Bear hibernation is based on diet. Berries, fish, insects, and vegetation are sparse during the winter, often covered by deep drifts of snow and ice. Mother Nature provides bears with an insatiable appetite when food is plentiful and bears chow down on large quantities of food to build up their fat reserves for the coming winter hibernation.
Biological wonders of nature, bears do not usually awaken during the dark days of winter. Their body temperature drops by a few degrees and their heart rate only decrease slightly. Typically, bears do not awaken during winter sleep. They do not eat, drink, or exercise. Remaining in their den throughout the long winter, bears do not defecate or urinate during their winter slumber.
Although inactive all winter, bears do not sustain bone loss, muscle atrophy, or wasting in the same way humans would. Bears’ bones continue to grow during hibernation with their reserve of fat satisfying all of their nutritional needs. As bears attempt to put on weight and scrounge for the last bits of food available before the snow hits, they can exhibit quite an ugly temperament.
Bears Give Birth While Asleep
Left undisturbed, grizzly and black bears sleep all winter long: many bears don’t even roll over once they’re comfortable and settled down for their long winter’s nap. Though bears experience deep slumber, they wake up quickly. Once aroused, they have a grumpy attitude and respond with aggressiveness and surprising agility.

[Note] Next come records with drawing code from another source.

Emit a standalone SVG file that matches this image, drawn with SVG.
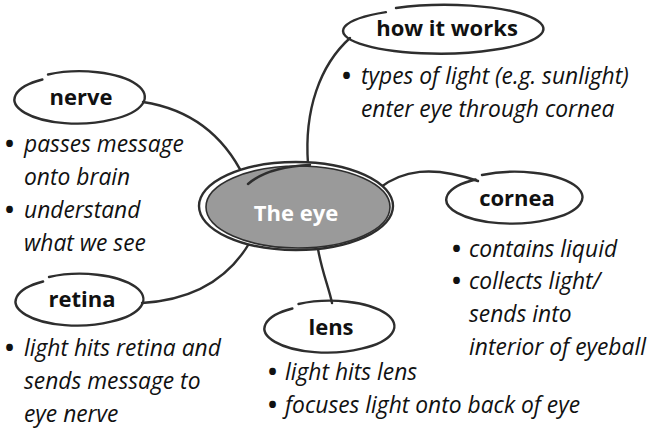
<svg xmlns="http://www.w3.org/2000/svg" width="649" height="432" viewBox="0 0 649 432">
<style>
.bg{fill:#ffffff}
.conn{fill:none;stroke:#2e2e2e;stroke-width:2.4;stroke-linecap:round}
.oval{fill:none;stroke:#2e2e2e;stroke-width:2.4;stroke-linecap:round}
.lbl{font-family:"Open Sans","Noto Sans",sans-serif;font-weight:bold;font-size:22px;fill:#111;text-anchor:middle}
.note{font-family:"Open Sans","Noto Sans",sans-serif;font-style:italic;font-size:22.8px;fill:#111}
.bul{font-family:"Open Sans","Noto Sans",sans-serif;font-weight:bold;font-size:24px;fill:#111}
.center{font-family:"Open Sans","Noto Sans",sans-serif;font-weight:bold;font-size:22px;fill:#ffffff;text-anchor:middle}
</style>
<rect class="bg" x="0" y="0" width="649" height="432"/>
<g id="connectors">
<path class="conn" d="M143,102 C195,110 226,140 244,177"/>
<path class="conn" d="M350,38 C320,65 304,110 308,164"/>
<path class="conn" d="M378,189 C402,170 432,165 478,181"/>
<path class="conn" d="M142,303 C192,300 228,280 250,242"/>
<path class="conn" d="M318,249 C322,272 329,288 332,303"/>
</g>
<g id="the-eye">
<ellipse cx="296" cy="206" rx="97" ry="44" fill="#ffffff" stroke="#2e2e2e" stroke-width="2.4"/>
<ellipse cx="298" cy="207" rx="92" ry="41" fill="#9a9a9a" stroke="#2e2e2e" stroke-width="1.6"/>
<path class="conn" d="M248,184 C262,172 285,166 310,165"/>
<text class="center" x="296" y="221">The eye</text>
</g>
<g id="how-it-works">
<path class="oval" d="M396,8 A98,24 0 0 1 494,49.8 A96,22.5 0 0 1 385.9,12.1"/>
<text class="lbl" x="447" y="36">how it works</text>
<text class="bul" x="342" y="84">•</text>
<text class="note" x="361" y="84">types of light (e.g. sunlight)</text>
<text class="note" x="361" y="117">enter eye through cornea</text>
</g>
<g id="nerve">
<path class="oval" d="M48,74.5 A63,25 0 0 1 111.5,119.6 A61,23.5 0 0 1 42.4,79.5"/>
<text class="lbl" x="81" y="105">nerve</text>
<text class="bul" x="5" y="152">•</text>
<text class="note" x="24" y="152">passes message</text>
<text class="note" x="24" y="185">onto brain</text>
<text class="bul" x="5" y="218">•</text>
<text class="note" x="24" y="218">understand</text>
<text class="note" x="24" y="251">what we see</text>
</g>
<g id="cornea">
<path class="oval" d="M482,175 A66,25 0 0 1 548,219.6 A64,23.5 0 0 1 475.6,179.5"/>
<text class="lbl" x="517" y="206">cornea</text>
<text class="bul" x="452" y="257">•</text>
<text class="note" x="469" y="257">contains liquid</text>
<text class="bul" x="452" y="289">•</text>
<text class="note" x="469" y="289">collects light/</text>
<text class="note" x="469" y="322">sends into</text>
<text class="note" x="469" y="355">interior of eyeball</text>
</g>
<g id="retina">
<path class="oval" d="M49,277 A62,25 0 0 1 111,321.6 A60,23.5 0 0 1 43.1,281.5"/>
<text class="lbl" x="82" y="307">retina</text>
<text class="bul" x="5" y="356">•</text>
<text class="note" x="24" y="356">light hits retina and</text>
<text class="note" x="24" y="389">sends message to</text>
<text class="note" x="24" y="422">eye nerve</text>
</g>
<g id="lens">
<path class="oval" d="M298.5,304 A63,25 0 0 1 361.5,348.6 A61,23.5 0 0 1 292.4,308.5"/>
<text class="lbl" x="331" y="335">lens</text>
<text class="bul" x="268" y="380">•</text>
<text class="note" x="285" y="380">light hits lens</text>
<text class="bul" x="268" y="413">•</text>
<text class="note" x="285" y="413">focuses light onto back of eye</text>
</g>
</svg>
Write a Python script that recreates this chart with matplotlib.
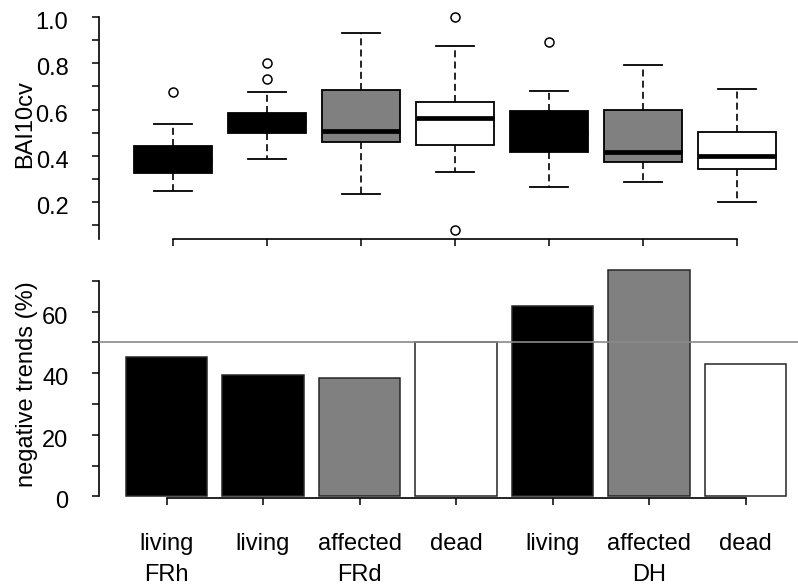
import matplotlib
matplotlib.use("Agg")
import matplotlib.pyplot as plt
import matplotlib.transforms as mtransforms

plt.rcParams['font.family'] = ['Liberation Sans', 'DejaVu Sans']

# ---- data -------------------------------------------------------------
categories = ["living", "living", "affected", "dead", "living", "affected", "dead"]
groups = ["FRh", "FRd", "DH"]
group_positions = [1, 3, 6]

# BAI10cv box statistics per category
bai_whislo = [0.247, 0.385, 0.234, 0.329, 0.267, 0.287, 0.198]
bai_q1 = [0.327, 0.500, 0.461, 0.447, 0.416, 0.375, 0.342]
bai_med = [0.380, 0.550, 0.509, 0.565, 0.500, 0.418, 0.398]
bai_q3 = [0.443, 0.587, 0.683, 0.632, 0.593, 0.600, 0.502]
bai_whishi = [0.536, 0.675, 0.930, 0.875, 0.682, 0.791, 0.688]
bai_outliers = [[0.675], [0.73, 0.80], [], [1.0, 0.08], [0.893], [], []]

# share of trees with negative trends (%)
neg_trends = [45.2, 39.5, 38.4, 50.0, 61.7, 73.5, 42.9]
threshold = 50

fills = ["black", "black", "#808080", "white", "black", "#808080", "white"]

# ---- figure -----------------------------------------------------------
W, H = 798, 587
fig = plt.figure(figsize=(W / 100, H / 100), dpi=100)

positions = list(range(1, len(categories) + 1))

ax1 = fig.add_axes([99 / W, 1 - 239 / H, 699 / W, (239 - 7.8) / H])
ax2 = fig.add_axes([99 / W, 1 - 498 / H, 699 / W, (498 - 262.4) / H])

# ---- top: boxplots ----------------------------------------------------
stats = []
for i in range(len(categories)):
    stats.append(dict(whislo=bai_whislo[i], q1=bai_q1[i], med=bai_med[i],
                      q3=bai_q3[i], whishi=bai_whishi[i],
                      fliers=bai_outliers[i], label=categories[i]))

res = ax1.bxp(stats, positions=positions, widths=0.82, patch_artist=True,
              boxprops=dict(linewidth=1.3, edgecolor="black"),
              whiskerprops=dict(linewidth=1.2, color="black",
                                linestyle=(0, (4.2, 2.5))),
              capprops=dict(linewidth=1.3, color="black"),
              medianprops=dict(color="black", linewidth=3.4,
                               solid_capstyle="butt"),
              flierprops=dict(marker="o", markerfacecolor="none",
                              markeredgecolor="black", markersize=6.5,
                              markeredgewidth=1.1))
for patch, c in zip(res["boxes"], fills):
    patch.set_facecolor(c)

ax1.set_xlim(0.2128, 7.649)
ax1.set_ylim(0.04, 1.04)
ax1.set_yticks([0.2, 0.4, 0.6, 0.8, 1.0])
ax1.set_yticklabels(["0.2", "0.4", "0.6", "0.8", "1.0"])
ax1.set_yticks([0.1, 0.3, 0.5, 0.7, 0.9], minor=True)
ax1.set_xticks(positions)
ax1.set_xticklabels([])
ax1.spines["top"].set_visible(False)
ax1.spines["right"].set_visible(False)
ax1.spines["left"].set_bounds(0.04, 1.0)
ax1.spines["bottom"].set_bounds(1, 7)

# ---- bottom: bars -----------------------------------------------------
ax2.bar(positions, neg_trends, width=0.84, color=fills,
        edgecolor="#262626", linewidth=1.1, zorder=2)
ax2.axhline(threshold, color="#8a8a8a", linewidth=1.2, zorder=5)
ax2.set_xlim(0.3005, 7.544)
ax2.set_ylim(-0.5, 76)
ax2.set_yticks([0, 20, 40, 60])
ax2.set_yticklabels(["0", "20", "40", "60"])
ax2.set_yticks([10, 30, 50, 70], minor=True)
ax2.set_xticks(positions)
ax2.set_xticklabels([])
ax2.spines["top"].set_visible(False)
ax2.spines["right"].set_visible(False)
ax2.spines["left"].set_bounds(0, 70)
ax2.spines["bottom"].set_bounds(1, 7)

for ax in (ax1, ax2):
    for sp in ax.spines.values():
        sp.set_linewidth(1.2)
    ax.tick_params(axis="both", which="both", direction="out", length=5,
                   width=1.1, labelsize=17, pad=17, labelbottom=False)
    ax.set_facecolor("none")

# category and group labels below the bars
trans = mtransforms.blended_transform_factory(ax2.transData, fig.transFigure)
for x, lab in zip(positions, categories):
    ax2.text(x, 1 - 550 / H, lab, transform=trans, ha="center",
             va="baseline", fontsize=17)
for x, lab in zip(group_positions, groups):
    ax2.text(x, 1 - 581 / H, lab, transform=trans, ha="center",
             va="baseline", fontsize=17)

fig.text(25.5 / W, 1 - 124 / H, "BAI10cv", rotation=90, ha="center",
         va="center", fontsize=17)
fig.text(27 / W, 1 - 384 / H, "negative trends (%)", rotation=90,
         ha="center", va="center", fontsize=17)

# nudge y tick labels slightly downward
shift = mtransforms.ScaledTranslation(0, -3.5 / 100, fig.dpi_scale_trans)
for ax in (ax1, ax2):
    for lbl in ax.get_yticklabels():
        lbl.set_transform(lbl.get_transform() + shift)

fig.savefig("out.png", dpi=100)
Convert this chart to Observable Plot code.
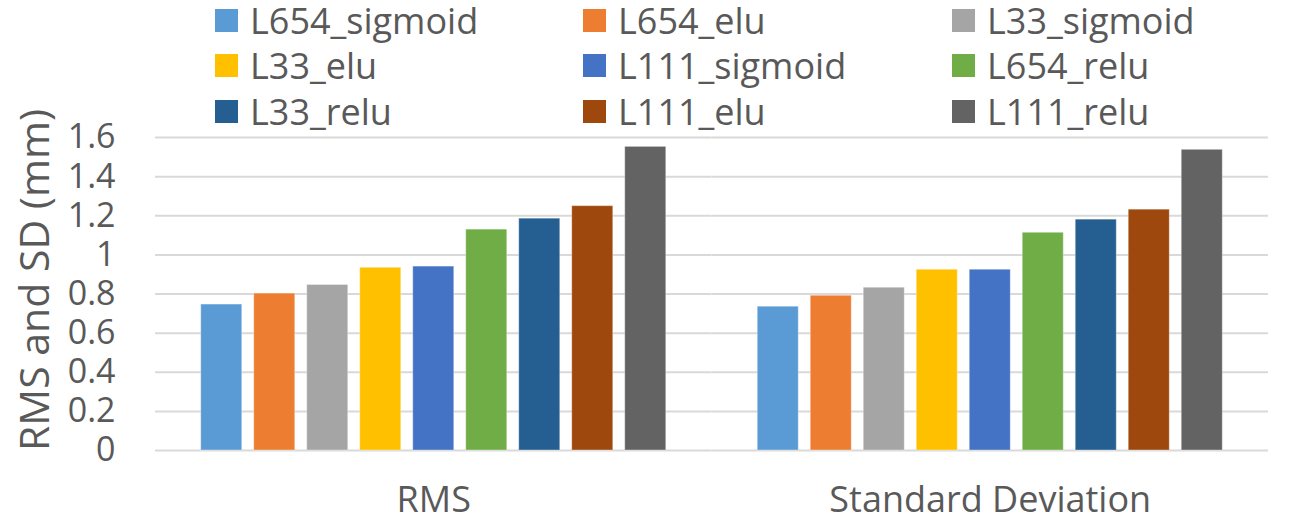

Bears that are pregnant do not sleep as well as those that are not. In fact, bears, both black and grizzly, give birth during hibernation. Pregnant bears remain somewhat active, as their bodies must maintain a higher temperature to meet the demands of birthing and nursing newborn cubs. Cubs are typically born during late January into early February. Newborn cubs snuggle with their mother until the spring.
When it’s time for winter sleep, pregnant bears are the first to den followed by females with cubs. Big male bears are last to enter hibernation. Bears enjoy their winter sleep for five to six months or more, usually entering the den in late November and not awakening until mid-April. The length of their winter sleep is dependent on location, climate, sex, age, and reproductive status of the individual bear. Some bears enter the den as early as late September and do not reappear until the first of June.
Bears shed their footpad during hibernation: licking their feet and consuming portions of the shed pads during their winter sleep. Come spring, re-grown pads are tender and have a tendency to crack and bleed when the animal first ventures out of the den.